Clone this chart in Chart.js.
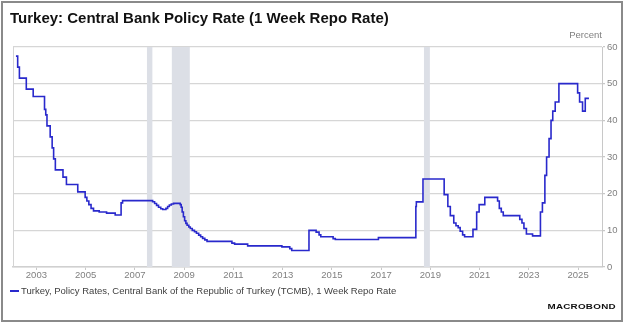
<!DOCTYPE html>
<html>
<head>
<meta charset="utf-8">
<script src="https://cdn.jsdelivr.net/npm/chart.js@4.4.1/dist/chart.umd.min.js"></script>
<style>
  html, body { margin: 0; padding: 0; background: #fff; }
  #wrap { position: relative; width: 624px; height: 323px; overflow: hidden; font-family: 'Liberation Sans', Arial, sans-serif; }
  #frame { position: absolute; left: 1px; top: 1px; width: 618px; height: 317px; border: 2px solid #8a8a8a; }
  canvas { position: absolute; left: 0; top: 0; }
  #title { position: absolute; left: 10px; top: 9px; font-weight: bold; font-size: 15px; color: #111; white-space: nowrap; }
  #unit { position: absolute; right: 22px; top: 29px; font-size: 9.5px; color: #808080; }
  #legend { position: absolute; left: 10px; top: 285px; font-size: 9.5px; color: #404040; white-space: nowrap; }
  #legend .swatch { display: inline-block; width: 9px; height: 2px; background: #2929cc; vertical-align: middle; margin-right: 2px; }
  #logo { position: absolute; right: 8px; top: 303px; font-size: 7px; font-weight: bold; color: #111; transform: scaleX(1.4); transform-origin: right center; letter-spacing: 0.2px; }
</style>
</head>
<body>
<div id="wrap">
  <canvas id="chart" width="624" height="323"></canvas>
  <div id="frame"></div>
  <div id="title">Turkey: Central Bank Policy Rate (1 Week Repo Rate)</div>
  <div id="unit">Percent</div>
  <div id="legend"><span class="swatch"></span>Turkey, Policy Rates, Central Bank of the Republic of Turkey (TCMB), 1 Week Repo Rate</div>
  <div id="logo">MACROBOND</div>
</div>
<script>
// rate change dates (decimal years) and the new rate from that date on
const rateDates = [
  2002.17, 2002.24, 2002.31, 2002.59, 2002.87, 2003.33, 2003.38, 2003.43, 2003.56, 2003.64,
  2003.70, 2003.77, 2004.08, 2004.22, 2004.68, 2004.98, 2005.05, 2005.13, 2005.22, 2005.32,
  2005.55, 2005.85, 2006.20, 2006.44, 2006.50,
  2007.72, 2007.80, 2007.88, 2007.96, 2008.05, 2008.13, 2008.26, 2008.33, 2008.40, 2008.48, 2008.57,
  2008.84, 2008.88, 2008.92, 2008.97, 2009.02, 2009.07, 2009.12, 2009.19, 2009.25, 2009.33,
  2009.42, 2009.50, 2009.59, 2009.67, 2009.75, 2009.84, 2009.93,
  2010.94, 2011.05, 2011.58, 2012.97, 2013.29, 2013.37, 2014.07, 2014.36, 2014.48, 2014.55,
  2015.05, 2015.14, 2016.89, 2018.41, 2018.43, 2018.70,
  2019.56, 2019.71, 2019.81, 2019.95, 2020.04, 2020.13, 2020.21, 2020.31, 2020.39,
  2020.73, 2020.88, 2020.98, 2021.21, 2021.73, 2021.80, 2021.88, 2021.96,
  2022.63, 2022.72, 2022.80, 2022.90, 2023.15,
  2023.47, 2023.55, 2023.65, 2023.72, 2023.82, 2023.90, 2023.97, 2024.07, 2024.22,
  2024.98, 2025.06, 2025.18, 2025.29, 2025.44
];
const rateValues = [
  57.5, 54.5, 51.5, 48.5, 46.5, 43.0, 41.5, 38.5, 35.5, 32.5,
  29.5, 26.5, 24.5, 22.5, 20.5, 19.0, 18.0, 17.0, 16.0, 15.3,
  15.0, 14.7, 14.2, 17.5, 18.1,
  17.8, 17.3, 16.8, 16.3, 15.9, 15.7, 16.0, 16.5, 16.9, 17.2, 17.35,
  17.0, 16.3, 15.0, 13.7, 12.6, 11.9, 11.4, 10.9, 10.5, 10.0,
  9.6, 9.2, 8.7, 8.25, 7.8, 7.4, 7.0,
  6.5, 6.25, 5.75, 5.5, 5.0, 4.5, 10.0, 9.5, 8.75, 8.25,
  7.75, 7.5, 8.0, 16.5, 17.75, 24.0,
  19.75, 16.5, 14.0, 12.0, 11.25, 10.75, 9.75, 8.75, 8.25,
  10.25, 15.0, 17.0, 19.0, 18.0, 16.0, 15.0, 14.0,
  13.0, 12.0, 10.5, 9.0, 8.5,
  15.0, 17.5, 25.0, 30.0, 35.0, 40.0, 42.5, 45.0, 50.0,
  47.5, 45.0, 42.5, 46.0, 46.0
];
// shaded recession periods
const recessionStarts = [2007.49, 2008.50, 2018.74];
const recessionEnds = [2007.71, 2009.23, 2018.98];
const xTickYears = [2003, 2005, 2007, 2009, 2011, 2013, 2015, 2017, 2019, 2021, 2023, 2025];
const yMin = 0, yMax = 60, yStep = 10;

const bandsPlugin = {
  id: 'bands',
  beforeDatasetsDraw(chart) {
    const { ctx, chartArea: a, scales: { x } } = chart;
    ctx.save();
    ctx.fillStyle = '#dcdfe6';
    recessionStarts.forEach((s, i) => {
      const x0 = x.getPixelForValue(s), x1 = x.getPixelForValue(recessionEnds[i]);
      ctx.fillRect(x0, a.top, x1 - x0, a.bottom - a.top);
    });
    // left frame of plot area
    ctx.strokeStyle = '#d4d4d4';
    ctx.lineWidth = 1;
    ctx.beginPath();
    ctx.moveTo(a.left + 0.5, a.top);
    ctx.lineTo(a.left + 0.5, a.bottom);
    ctx.stroke();
    ctx.restore();
  }
};

Chart.defaults.font.family = "'Liberation Sans', Arial, sans-serif";
Chart.defaults.font.size = 9.5;
Chart.defaults.color = '#808080';

new Chart(document.getElementById('chart'), {
  type: 'line',
  data: {
    datasets: [{
      label: 'Turkey, Policy Rates, Central Bank of the Republic of Turkey (TCMB), 1 Week Repo Rate',
      data: rateDates.map((d, i) => ({ x: d, y: rateValues[i] })),
      borderColor: '#2929cc',
      borderWidth: 1.6,
      pointRadius: 0,
      stepped: 'before',
      fill: false,
    }],
  },
  options: {
    responsive: false,
    animation: false,
    devicePixelRatio: 1,
    layout: { padding: { left: 13, top: 47, right: 0, bottom: 36 } },
    plugins: { legend: { display: false }, tooltip: { enabled: false } },
    scales: {
      x: {
        type: 'linear',
        min: 2002.05,
        max: 2025.97,
        afterBuildTicks: s => { s.ticks = xTickYears.map(v => ({ value: v })); },
        afterFit: s => { s.height = 20; },
        ticks: { autoSkip: false, maxRotation: 0, padding: 0, callback: v => String(v) },
        grid: { drawOnChartArea: false, drawTicks: true, tickLength: 3, tickColor: '#c8c8c8' },
        border: { color: '#d0d0d0', width: 1.5 },
      },
      y: {
        position: 'right',
        min: yMin,
        max: yMax,
        afterFit: s => { s.width = 22; },
        ticks: { stepSize: yStep, padding: 2, crossAlign: 'near' },
        grid: { color: '#d6d6d6', lineWidth: 1.2, tickLength: 3, tickColor: '#c8c8c8' },
        border: { color: '#c8c8c8', width: 1 },
      },
    },
  },
  plugins: [bandsPlugin],
});
</script>
</body>
</html>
=-=-=-=-=
Make an exact reproduction of the listing above, without any pictures.

Clone this chart in Chart.js.
<!DOCTYPE html>
<html>
<head>
<meta charset="utf-8">
<script src="https://cdn.jsdelivr.net/npm/chart.js@4.4.1/dist/chart.umd.min.js"></script>
<style>
  html, body { margin: 0; padding: 0; background: #fff; }
  #wrap { position: relative; width: 624px; height: 323px; overflow: hidden; font-family: 'Liberation Sans', Arial, sans-serif; }
  #frame { position: absolute; left: 1px; top: 1px; width: 618px; height: 317px; border: 2px solid #8a8a8a; }
  canvas { position: absolute; left: 0; top: 0; }
  #title { position: absolute; left: 10px; top: 9px; font-weight: bold; font-size: 15px; color: #111; white-space: nowrap; }
  #unit { position: absolute; right: 22px; top: 29px; font-size: 9.5px; color: #808080; }
  #legend { position: absolute; left: 10px; top: 285px; font-size: 9.5px; color: #404040; white-space: nowrap; }
  #legend .swatch { display: inline-block; width: 9px; height: 2px; background: #2929cc; vertical-align: middle; margin-right: 2px; }
  #logo { position: absolute; right: 8px; top: 303px; font-size: 7px; font-weight: bold; color: #111; transform: scaleX(1.4); transform-origin: right center; letter-spacing: 0.2px; }
</style>
</head>
<body>
<div id="wrap">
  <canvas id="chart" width="624" height="323"></canvas>
  <div id="frame"></div>
  <div id="title">Turkey: Central Bank Policy Rate (1 Week Repo Rate)</div>
  <div id="unit">Percent</div>
  <div id="legend"><span class="swatch"></span>Turkey, Policy Rates, Central Bank of the Republic of Turkey (TCMB), 1 Week Repo Rate</div>
  <div id="logo">MACROBOND</div>
</div>
<script>
// rate change dates (decimal years) and the new rate from that date on
const rateDates = [
  2002.17, 2002.24, 2002.31, 2002.59, 2002.87, 2003.33, 2003.38, 2003.43, 2003.56, 2003.64,
  2003.70, 2003.77, 2004.08, 2004.22, 2004.68, 2004.98, 2005.05, 2005.13, 2005.22, 2005.32,
  2005.55, 2005.85, 2006.20, 2006.44, 2006.50,
  2007.72, 2007.80, 2007.88, 2007.96, 2008.05, 2008.13, 2008.26, 2008.33, 2008.40, 2008.48, 2008.57,
  2008.84, 2008.88, 2008.92, 2008.97, 2009.02, 2009.07, 2009.12, 2009.19, 2009.25, 2009.33,
  2009.42, 2009.50, 2009.59, 2009.67, 2009.75, 2009.84, 2009.93,
  2010.94, 2011.05, 2011.58, 2012.97, 2013.29, 2013.37, 2014.07, 2014.36, 2014.48, 2014.55,
  2015.05, 2015.14, 2016.89, 2018.41, 2018.43, 2018.70,
  2019.56, 2019.71, 2019.81, 2019.95, 2020.04, 2020.13, 2020.21, 2020.31, 2020.39,
  2020.73, 2020.88, 2020.98, 2021.21, 2021.73, 2021.80, 2021.88, 2021.96,
  2022.63, 2022.72, 2022.80, 2022.90, 2023.15,
  2023.47, 2023.55, 2023.65, 2023.72, 2023.82, 2023.90, 2023.97, 2024.07, 2024.22,
  2024.98, 2025.06, 2025.18, 2025.29, 2025.44
];
const rateValues = [
  57.5, 54.5, 51.5, 48.5, 46.5, 43.0, 41.5, 38.5, 35.5, 32.5,
  29.5, 26.5, 24.5, 22.5, 20.5, 19.0, 18.0, 17.0, 16.0, 15.3,
  15.0, 14.7, 14.2, 17.5, 18.1,
  17.8, 17.3, 16.8, 16.3, 15.9, 15.7, 16.0, 16.5, 16.9, 17.2, 17.35,
  17.0, 16.3, 15.0, 13.7, 12.6, 11.9, 11.4, 10.9, 10.5, 10.0,
  9.6, 9.2, 8.7, 8.25, 7.8, 7.4, 7.0,
  6.5, 6.25, 5.75, 5.5, 5.0, 4.5, 10.0, 9.5, 8.75, 8.25,
  7.75, 7.5, 8.0, 16.5, 17.75, 24.0,
  19.75, 16.5, 14.0, 12.0, 11.25, 10.75, 9.75, 8.75, 8.25,
  10.25, 15.0, 17.0, 19.0, 18.0, 16.0, 15.0, 14.0,
  13.0, 12.0, 10.5, 9.0, 8.5,
  15.0, 17.5, 25.0, 30.0, 35.0, 40.0, 42.5, 45.0, 50.0,
  47.5, 45.0, 42.5, 46.0, 46.0
];
// shaded recession periods
const recessionStarts = [2007.49, 2008.50, 2018.74];
const recessionEnds = [2007.71, 2009.23, 2018.98];
const xTickYears = [2003, 2005, 2007, 2009, 2011, 2013, 2015, 2017, 2019, 2021, 2023, 2025];
const yMin = 0, yMax = 60, yStep = 10;

const bandsPlugin = {
  id: 'bands',
  beforeDatasetsDraw(chart) {
    const { ctx, chartArea: a, scales: { x } } = chart;
    ctx.save();
    ctx.fillStyle = '#dcdfe6';
    recessionStarts.forEach((s, i) => {
      const x0 = x.getPixelForValue(s), x1 = x.getPixelForValue(recessionEnds[i]);
      ctx.fillRect(x0, a.top, x1 - x0, a.bottom - a.top);
    });
    // left frame of plot area
    ctx.strokeStyle = '#d4d4d4';
    ctx.lineWidth = 1;
    ctx.beginPath();
    ctx.moveTo(a.left + 0.5, a.top);
    ctx.lineTo(a.left + 0.5, a.bottom);
    ctx.stroke();
    ctx.restore();
  }
};

Chart.defaults.font.family = "'Liberation Sans', Arial, sans-serif";
Chart.defaults.font.size = 9.5;
Chart.defaults.color = '#808080';

new Chart(document.getElementById('chart'), {
  type: 'line',
  data: {
    datasets: [{
      label: 'Turkey, Policy Rates, Central Bank of the Republic of Turkey (TCMB), 1 Week Repo Rate',
      data: rateDates.map((d, i) => ({ x: d, y: rateValues[i] })),
      borderColor: '#2929cc',
      borderWidth: 1.6,
      pointRadius: 0,
      stepped: 'before',
      fill: false,
    }],
  },
  options: {
    responsive: false,
    animation: false,
    devicePixelRatio: 1,
    layout: { padding: { left: 13, top: 47, right: 0, bottom: 36 } },
    plugins: { legend: { display: false }, tooltip: { enabled: false } },
    scales: {
      x: {
        type: 'linear',
        min: 2002.05,
        max: 2025.97,
        afterBuildTicks: s => { s.ticks = xTickYears.map(v => ({ value: v })); },
        afterFit: s => { s.height = 20; },
        ticks: { autoSkip: false, maxRotation: 0, padding: 0, callback: v => String(v) },
        grid: { drawOnChartArea: false, drawTicks: true, tickLength: 3, tickColor: '#c8c8c8' },
        border: { color: '#d0d0d0', width: 1.5 },
      },
      y: {
        position: 'right',
        min: yMin,
        max: yMax,
        afterFit: s => { s.width = 22; },
        ticks: { stepSize: yStep, padding: 2, crossAlign: 'near' },
        grid: { color: '#d6d6d6', lineWidth: 1.2, tickLength: 3, tickColor: '#c8c8c8' },
        border: { color: '#c8c8c8', width: 1 },
      },
    },
  },
  plugins: [bandsPlugin],
});
</script>
</body>
</html>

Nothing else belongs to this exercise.